Le film commence par la mise en place de la nouvelle exposition qui chasse la précédente, figurative, déjà has been, les cordes lâchent et font s’exploser l’oeuvre au sol, à l’endroit précis où sera exposé en suivant The Square et dans lequel, pour créer le buzz, des publicitaires fallacieux imagineront une scène virtuelle d’une indescriptible cruauté. L’Art contemporain est précaire et remplaçable à tout instant par du plus insolite, du plus actuel, du plus étonnant. Que restera-t-il de ces expositions ? Quelles œuvres seront gardées ? Lesquelles seront jetées ? Ce n’est pas seulement une histoire de marketing. Le temps et l’énergie consacrés à l’œuvre d’art avant qu’elle ne soit consacrée par la critique et passe à la postérité sont-ils essentiels ? J’avoue m’être déjà posé cette question devant certaines « oeuvres » qui semblent pour le moins sommaires. Les tas de gravier au Royal Museum suédois fait cet effet. On se pose la question si on serait capable de disposer dans le même espace des tas exactement pareils à intervalles très précisément identiques .  Bien sûr que oui ! Seulement c’en est l’idée qui ne viendrait pas. Sinon pour disposer l’oeuvre, il y a des bras « vulgaires »  et gare à ceux s’ils ne la respectent pas ou l’abîment ! Ruben Östlund se moque des excès de zèle et la prosternation devant ce qui est parfois de simples tas ce cailloux, montrant Christian, directeur du musée et son assistante se transformer, en douce, en« petit personnel » pour réparer la « catastrophe » engendrée par le vrai « petit personnel » pour qui le slalom pour nettoyer entre ces tas est chaque jour une épreuve à gagner avant l’arrivée en poste de la gardienne de salle et son regard acéré ! Tout ça est totalement absurde. Comme sont absurdes et ridicules les discours et postures de « décideurs » en place !

Mais l’Art moderne contemporain ce n’est pas ça, on le sait bien pour avoir déjà été ému aux larmes devant un tableau, une sculpture, une photo … d’un artiste contemporain.

Le film pose la question de la vulgarisation de l’Art au sens de « mise à la portée du plus grand nombre ». Les musées montrent des œuvres modernes mais les œuvres d’Art contemporain leur sont de moins en moins  accessibles, passant souvent de la galerie branchée à la collection privée. L’argent achète la beauté. C’est aussi ça que dénonce Ruben Östlund.

Le film brosse un tableau grand format des fossés creusés entre les hommes, figures inversées des tas de graviers, et tout aussi intouchables, immuables. Jusqu’à ce qu’une grande balayeuse passe.
La catastrophe est naturellement prévisible et annoncée.

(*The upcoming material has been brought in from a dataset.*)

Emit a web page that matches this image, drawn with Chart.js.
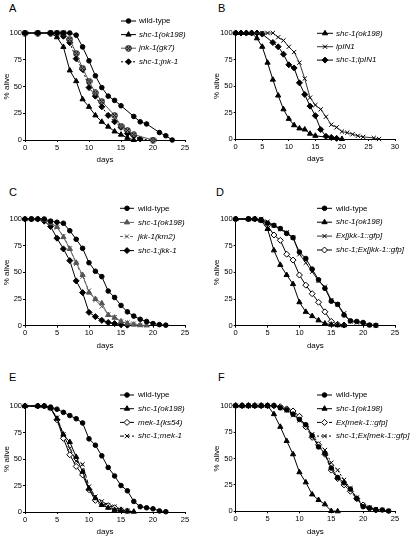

Le film est un jeu de pistes qu’on pourrait toutes, tour à tour, explorer, dont on pourrait décrire et commenter toutes les étapes devenues autant de tableaux contemporains.
Je me suis posé la question : « Combien, jusqu’où l’Art contemporain doit-il puiser dans le classique, pour me plaire ? Et où sont les barrières de ma confiance ?  »

Magnifiquement orchestré, mise en image, mise en scène époustouflantes, sur fond de musique classique « vulgarisée », dans une très belle version contemporaine.

Je trouve que ce film est en lui-même une oeuvre d’art. Celle là on la tient, on la garde et on lui décerne, évidemment, une Palme d’or.